Afghan Taliban orders students to wear turbans
Reuters, March 28, 2001
School student in Afghanistan

KABUL, March 28 (Reuters) - Religious police of Afghanistan's ruling Taliban movement have ordered all students across the country to wear turbans in class saying it was an Islamic tradition that must be followed, residents said. Religious police issued orders for students from grade one to six to wear black turbans and pupils in higher grades to wear white ones.

Residents in the capital, Kabul, said on Wednesday students who did not follow the instructions have been turned away from their classrooms since the start of the new school year on March 21.

Taliban officials said the policy was aimed for "better arrangement of education system," covering more than 1.6 million students in areas controlled by them.

They did not elaborate but the Taliban say wearing a turban is a tradition of Islam's Prophet Mohammad and should be followed by Muslims in an Islamic country.

The radical Taliban movement controls more than 90 percent of the war-ravaged country. The rest is ruled by the Northern Alliance opposition led by military commander Ahmed Shah Masood.

Wearing western clothes in educational institutions is already banned by the Taliban who swept to power in 1996 and immediately closed all schools for girls.

The Islamic militia says it opposes co-education and has no resources to build separate facilities for women. It has also banned subjects deemed un-Islamic such as sculpture and music.

The Taliban have often come under international criticism for their human rights record and treatment of women.

Earlier this month the Taliban were widely condemned for the destruction of all statues in the country, including ancient Buddhist carvings, on the grounds they were un-Islamic idols.

Children Missing Turbans Sent Home

AP, March 29, 2001

KABUL, Afghanistan (AP) - Bareheaded students were sent home from school Thursday because they were not wearing turbans as demanded by the ruling Taliban, who say the headdress it is part of Islamic tradition.

The Taliban's reclusive leader, Mullah Mohammed Omar, recently ordered all students to wear turbans after the third grade. The order took effect when the new school year began last week.
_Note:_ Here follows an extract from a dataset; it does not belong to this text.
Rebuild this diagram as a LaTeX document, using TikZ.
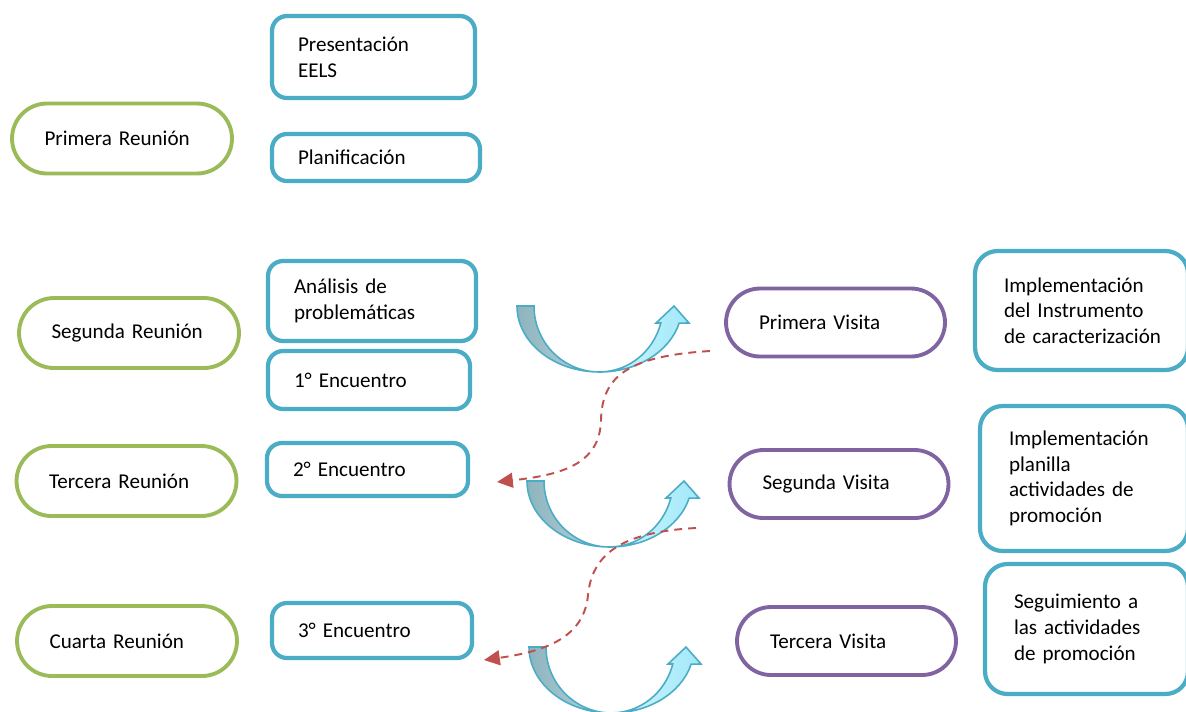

Younger students are required to wear small caps.

"Wearing a turban is in keeping with the Islamic traditions of the prophet, who wore a turban,'' said Maulvi Mohammed Yunus Siddiqi, principal of Amani High School, who sent several bareheaded boys home.

With 2,200 students and 48 teachers, his boys-only school is one of the largest in the beleaguered capital.

"One hundred percent tomorrow I will have one. It is Islamic," said Ahmed Shamshed, a ninth-grader who wandered the war-scarred halls of his high school after he was ejected from class.

In poor Afghanistan, ravaged by relentless war and drought, a turban appropriate for students costs about $1.25. More elaborate head wraps can cost up to $15. The average monthly salary in Afghanistan is about $10.

The hard-line Taliban, which rule 95 percent of Afghanistan, have imposed a harsh brand of Islam. Schools are open only to boys. Girls attend school until they are 8 years old, and only to study the Quran, the Muslim holy book.

Women must wear a garment called a burqa, that envelops them from head to toe. Men must wear untrimmed beards and head coverings. Government workers are required to wear turbans, because the Taliban says it was the headdress worn by Islam's prophet Mohammed in the seventh century.